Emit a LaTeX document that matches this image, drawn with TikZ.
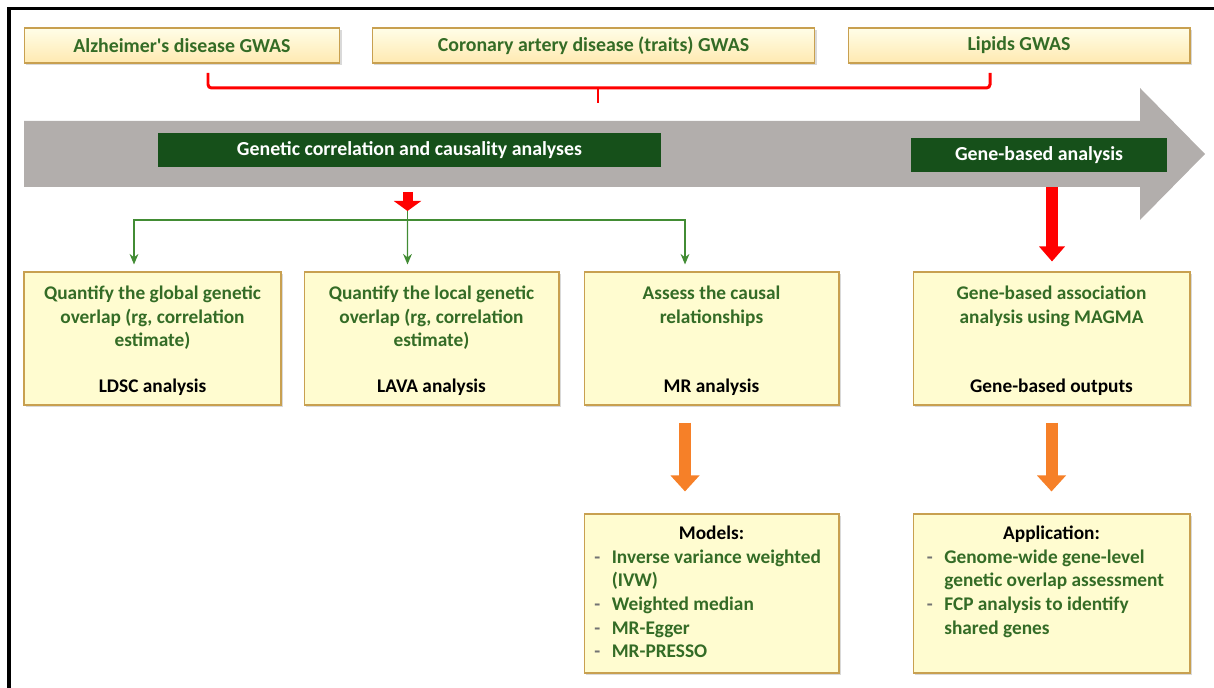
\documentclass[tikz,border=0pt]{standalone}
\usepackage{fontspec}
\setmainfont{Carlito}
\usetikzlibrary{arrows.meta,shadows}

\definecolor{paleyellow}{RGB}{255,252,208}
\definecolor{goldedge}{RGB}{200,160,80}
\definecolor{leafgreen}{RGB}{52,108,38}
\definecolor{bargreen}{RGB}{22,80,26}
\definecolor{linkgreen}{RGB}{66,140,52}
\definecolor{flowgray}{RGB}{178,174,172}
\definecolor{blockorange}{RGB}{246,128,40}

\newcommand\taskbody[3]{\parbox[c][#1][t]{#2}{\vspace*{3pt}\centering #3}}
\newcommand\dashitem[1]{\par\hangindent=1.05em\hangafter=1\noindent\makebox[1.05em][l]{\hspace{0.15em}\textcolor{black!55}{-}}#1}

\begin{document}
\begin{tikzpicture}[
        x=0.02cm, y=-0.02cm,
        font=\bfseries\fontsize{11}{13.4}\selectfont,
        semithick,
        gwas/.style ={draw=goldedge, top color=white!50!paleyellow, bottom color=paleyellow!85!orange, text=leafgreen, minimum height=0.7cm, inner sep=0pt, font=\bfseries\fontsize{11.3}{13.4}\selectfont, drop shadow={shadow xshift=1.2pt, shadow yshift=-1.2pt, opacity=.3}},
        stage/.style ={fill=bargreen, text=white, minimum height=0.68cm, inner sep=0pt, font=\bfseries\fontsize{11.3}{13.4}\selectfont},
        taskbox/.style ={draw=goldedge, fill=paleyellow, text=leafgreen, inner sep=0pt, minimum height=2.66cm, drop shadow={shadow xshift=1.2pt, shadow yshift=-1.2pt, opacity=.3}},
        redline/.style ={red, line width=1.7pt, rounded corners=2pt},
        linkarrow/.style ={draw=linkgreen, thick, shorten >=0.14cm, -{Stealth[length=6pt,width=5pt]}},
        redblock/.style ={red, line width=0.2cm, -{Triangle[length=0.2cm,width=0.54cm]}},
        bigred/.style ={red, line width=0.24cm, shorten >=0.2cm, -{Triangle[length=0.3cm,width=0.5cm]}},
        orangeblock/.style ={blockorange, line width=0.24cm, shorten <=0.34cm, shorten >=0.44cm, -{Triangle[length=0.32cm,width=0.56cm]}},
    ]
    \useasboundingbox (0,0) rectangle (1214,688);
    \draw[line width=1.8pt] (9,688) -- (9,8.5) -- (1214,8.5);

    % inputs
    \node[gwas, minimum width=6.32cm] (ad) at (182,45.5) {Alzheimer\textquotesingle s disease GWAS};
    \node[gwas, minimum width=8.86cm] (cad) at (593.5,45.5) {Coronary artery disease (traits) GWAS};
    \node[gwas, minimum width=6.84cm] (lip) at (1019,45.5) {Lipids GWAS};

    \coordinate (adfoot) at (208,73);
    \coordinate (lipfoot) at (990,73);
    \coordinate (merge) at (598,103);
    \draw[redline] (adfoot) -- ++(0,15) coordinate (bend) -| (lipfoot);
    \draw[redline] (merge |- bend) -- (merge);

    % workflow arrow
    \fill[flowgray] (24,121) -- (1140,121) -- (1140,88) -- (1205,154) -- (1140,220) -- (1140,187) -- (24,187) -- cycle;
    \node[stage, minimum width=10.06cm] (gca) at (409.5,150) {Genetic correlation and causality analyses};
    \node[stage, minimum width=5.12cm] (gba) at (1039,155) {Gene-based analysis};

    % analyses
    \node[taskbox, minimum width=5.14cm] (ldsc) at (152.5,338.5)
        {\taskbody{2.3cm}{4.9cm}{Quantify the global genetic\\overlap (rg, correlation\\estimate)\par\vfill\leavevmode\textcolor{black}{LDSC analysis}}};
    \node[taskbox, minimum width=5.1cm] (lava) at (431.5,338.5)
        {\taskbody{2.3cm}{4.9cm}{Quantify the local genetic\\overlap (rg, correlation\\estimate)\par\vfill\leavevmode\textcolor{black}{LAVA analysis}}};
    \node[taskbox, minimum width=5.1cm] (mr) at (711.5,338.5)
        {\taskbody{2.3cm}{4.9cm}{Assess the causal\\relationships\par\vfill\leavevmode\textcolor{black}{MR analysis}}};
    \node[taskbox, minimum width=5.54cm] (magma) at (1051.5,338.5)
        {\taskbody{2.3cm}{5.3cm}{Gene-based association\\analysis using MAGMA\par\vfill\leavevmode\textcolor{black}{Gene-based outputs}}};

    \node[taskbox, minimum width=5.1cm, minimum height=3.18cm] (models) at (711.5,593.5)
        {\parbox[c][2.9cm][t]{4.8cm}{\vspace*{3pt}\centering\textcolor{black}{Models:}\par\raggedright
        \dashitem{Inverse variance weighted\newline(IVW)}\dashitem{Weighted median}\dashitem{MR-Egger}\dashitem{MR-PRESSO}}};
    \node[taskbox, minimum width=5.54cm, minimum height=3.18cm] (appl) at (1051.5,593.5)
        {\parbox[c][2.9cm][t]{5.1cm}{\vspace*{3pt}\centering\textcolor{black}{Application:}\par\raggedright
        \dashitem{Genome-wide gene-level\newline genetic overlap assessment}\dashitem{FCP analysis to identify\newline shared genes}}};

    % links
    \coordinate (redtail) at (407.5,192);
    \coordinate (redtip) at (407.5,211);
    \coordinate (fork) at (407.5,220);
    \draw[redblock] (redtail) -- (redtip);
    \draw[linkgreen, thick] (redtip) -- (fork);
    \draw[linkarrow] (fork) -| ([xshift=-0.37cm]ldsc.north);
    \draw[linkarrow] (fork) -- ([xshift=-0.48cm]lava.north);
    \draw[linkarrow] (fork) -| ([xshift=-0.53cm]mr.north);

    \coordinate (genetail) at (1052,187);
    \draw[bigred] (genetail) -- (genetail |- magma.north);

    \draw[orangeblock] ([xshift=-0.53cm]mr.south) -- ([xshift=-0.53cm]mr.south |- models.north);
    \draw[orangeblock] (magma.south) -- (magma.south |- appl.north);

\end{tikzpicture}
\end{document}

**PROBLEM TO SOLVE**
Every line of the data above should be quoted exactly. Omit the pictures.

**COMPLETE RESPONSE**
Emit a LaTeX document that matches this image, drawn with TikZ.
\documentclass[tikz,border=0pt]{standalone}
\usepackage{fontspec}
\setmainfont{Carlito}
\usetikzlibrary{arrows.meta,shadows}

\definecolor{paleyellow}{RGB}{255,252,208}
\definecolor{goldedge}{RGB}{200,160,80}
\definecolor{leafgreen}{RGB}{52,108,38}
\definecolor{bargreen}{RGB}{22,80,26}
\definecolor{linkgreen}{RGB}{66,140,52}
\definecolor{flowgray}{RGB}{178,174,172}
\definecolor{blockorange}{RGB}{246,128,40}

\newcommand\taskbody[3]{\parbox[c][#1][t]{#2}{\vspace*{3pt}\centering #3}}
\newcommand\dashitem[1]{\par\hangindent=1.05em\hangafter=1\noindent\makebox[1.05em][l]{\hspace{0.15em}\textcolor{black!55}{-}}#1}

\begin{document}
\begin{tikzpicture}[
        x=0.02cm, y=-0.02cm,
        font=\bfseries\fontsize{11}{13.4}\selectfont,
        semithick,
        gwas/.style ={draw=goldedge, top color=white!50!paleyellow, bottom color=paleyellow!85!orange, text=leafgreen, minimum height=0.7cm, inner sep=0pt, font=\bfseries\fontsize{11.3}{13.4}\selectfont, drop shadow={shadow xshift=1.2pt, shadow yshift=-1.2pt, opacity=.3}},
        stage/.style ={fill=bargreen, text=white, minimum height=0.68cm, inner sep=0pt, font=\bfseries\fontsize{11.3}{13.4}\selectfont},
        taskbox/.style ={draw=goldedge, fill=paleyellow, text=leafgreen, inner sep=0pt, minimum height=2.66cm, drop shadow={shadow xshift=1.2pt, shadow yshift=-1.2pt, opacity=.3}},
        redline/.style ={red, line width=1.7pt, rounded corners=2pt},
        linkarrow/.style ={draw=linkgreen, thick, shorten >=0.14cm, -{Stealth[length=6pt,width=5pt]}},
        redblock/.style ={red, line width=0.2cm, -{Triangle[length=0.2cm,width=0.54cm]}},
        bigred/.style ={red, line width=0.24cm, shorten >=0.2cm, -{Triangle[length=0.3cm,width=0.5cm]}},
        orangeblock/.style ={blockorange, line width=0.24cm, shorten <=0.34cm, shorten >=0.44cm, -{Triangle[length=0.32cm,width=0.56cm]}},
    ]
    \useasboundingbox (0,0) rectangle (1214,688);
    \draw[line width=1.8pt] (9,688) -- (9,8.5) -- (1214,8.5);

    % inputs
    \node[gwas, minimum width=6.32cm] (ad) at (182,45.5) {Alzheimer\textquotesingle s disease GWAS};
    \node[gwas, minimum width=8.86cm] (cad) at (593.5,45.5) {Coronary artery disease (traits) GWAS};
    \node[gwas, minimum width=6.84cm] (lip) at (1019,45.5) {Lipids GWAS};

    \coordinate (adfoot) at (208,73);
    \coordinate (lipfoot) at (990,73);
    \coordinate (merge) at (598,103);
    \draw[redline] (adfoot) -- ++(0,15) coordinate (bend) -| (lipfoot);
    \draw[redline] (merge |- bend) -- (merge);

    % workflow arrow
    \fill[flowgray] (24,121) -- (1140,121) -- (1140,88) -- (1205,154) -- (1140,220) -- (1140,187) -- (24,187) -- cycle;
    \node[stage, minimum width=10.06cm] (gca) at (409.5,150) {Genetic correlation and causality analyses};
    \node[stage, minimum width=5.12cm] (gba) at (1039,155) {Gene-based analysis};

    % analyses
    \node[taskbox, minimum width=5.14cm] (ldsc) at (152.5,338.5)
        {\taskbody{2.3cm}{4.9cm}{Quantify the global genetic\\overlap (rg, correlation\\estimate)\par\vfill\leavevmode\textcolor{black}{LDSC analysis}}};
    \node[taskbox, minimum width=5.1cm] (lava) at (431.5,338.5)
        {\taskbody{2.3cm}{4.9cm}{Quantify the local genetic\\overlap (rg, correlation\\estimate)\par\vfill\leavevmode\textcolor{black}{LAVA analysis}}};
    \node[taskbox, minimum width=5.1cm] (mr) at (711.5,338.5)
        {\taskbody{2.3cm}{4.9cm}{Assess the causal\\relationships\par\vfill\leavevmode\textcolor{black}{MR analysis}}};
    \node[taskbox, minimum width=5.54cm] (magma) at (1051.5,338.5)
        {\taskbody{2.3cm}{5.3cm}{Gene-based association\\analysis using MAGMA\par\vfill\leavevmode\textcolor{black}{Gene-based outputs}}};

    \node[taskbox, minimum width=5.1cm, minimum height=3.18cm] (models) at (711.5,593.5)
        {\parbox[c][2.9cm][t]{4.8cm}{\vspace*{3pt}\centering\textcolor{black}{Models:}\par\raggedright
        \dashitem{Inverse variance weighted\newline(IVW)}\dashitem{Weighted median}\dashitem{MR-Egger}\dashitem{MR-PRESSO}}};
    \node[taskbox, minimum width=5.54cm, minimum height=3.18cm] (appl) at (1051.5,593.5)
        {\parbox[c][2.9cm][t]{5.1cm}{\vspace*{3pt}\centering\textcolor{black}{Application:}\par\raggedright
        \dashitem{Genome-wide gene-level\newline genetic overlap assessment}\dashitem{FCP analysis to identify\newline shared genes}}};

    % links
    \coordinate (redtail) at (407.5,192);
    \coordinate (redtip) at (407.5,211);
    \coordinate (fork) at (407.5,220);
    \draw[redblock] (redtail) -- (redtip);
    \draw[linkgreen, thick] (redtip) -- (fork);
    \draw[linkarrow] (fork) -| ([xshift=-0.37cm]ldsc.north);
    \draw[linkarrow] (fork) -- ([xshift=-0.48cm]lava.north);
    \draw[linkarrow] (fork) -| ([xshift=-0.53cm]mr.north);

    \coordinate (genetail) at (1052,187);
    \draw[bigred] (genetail) -- (genetail |- magma.north);

    \draw[orangeblock] ([xshift=-0.53cm]mr.south) -- ([xshift=-0.53cm]mr.south |- models.north);
    \draw[orangeblock] (magma.south) -- (magma.south |- appl.north);

\end{tikzpicture}
\end{document}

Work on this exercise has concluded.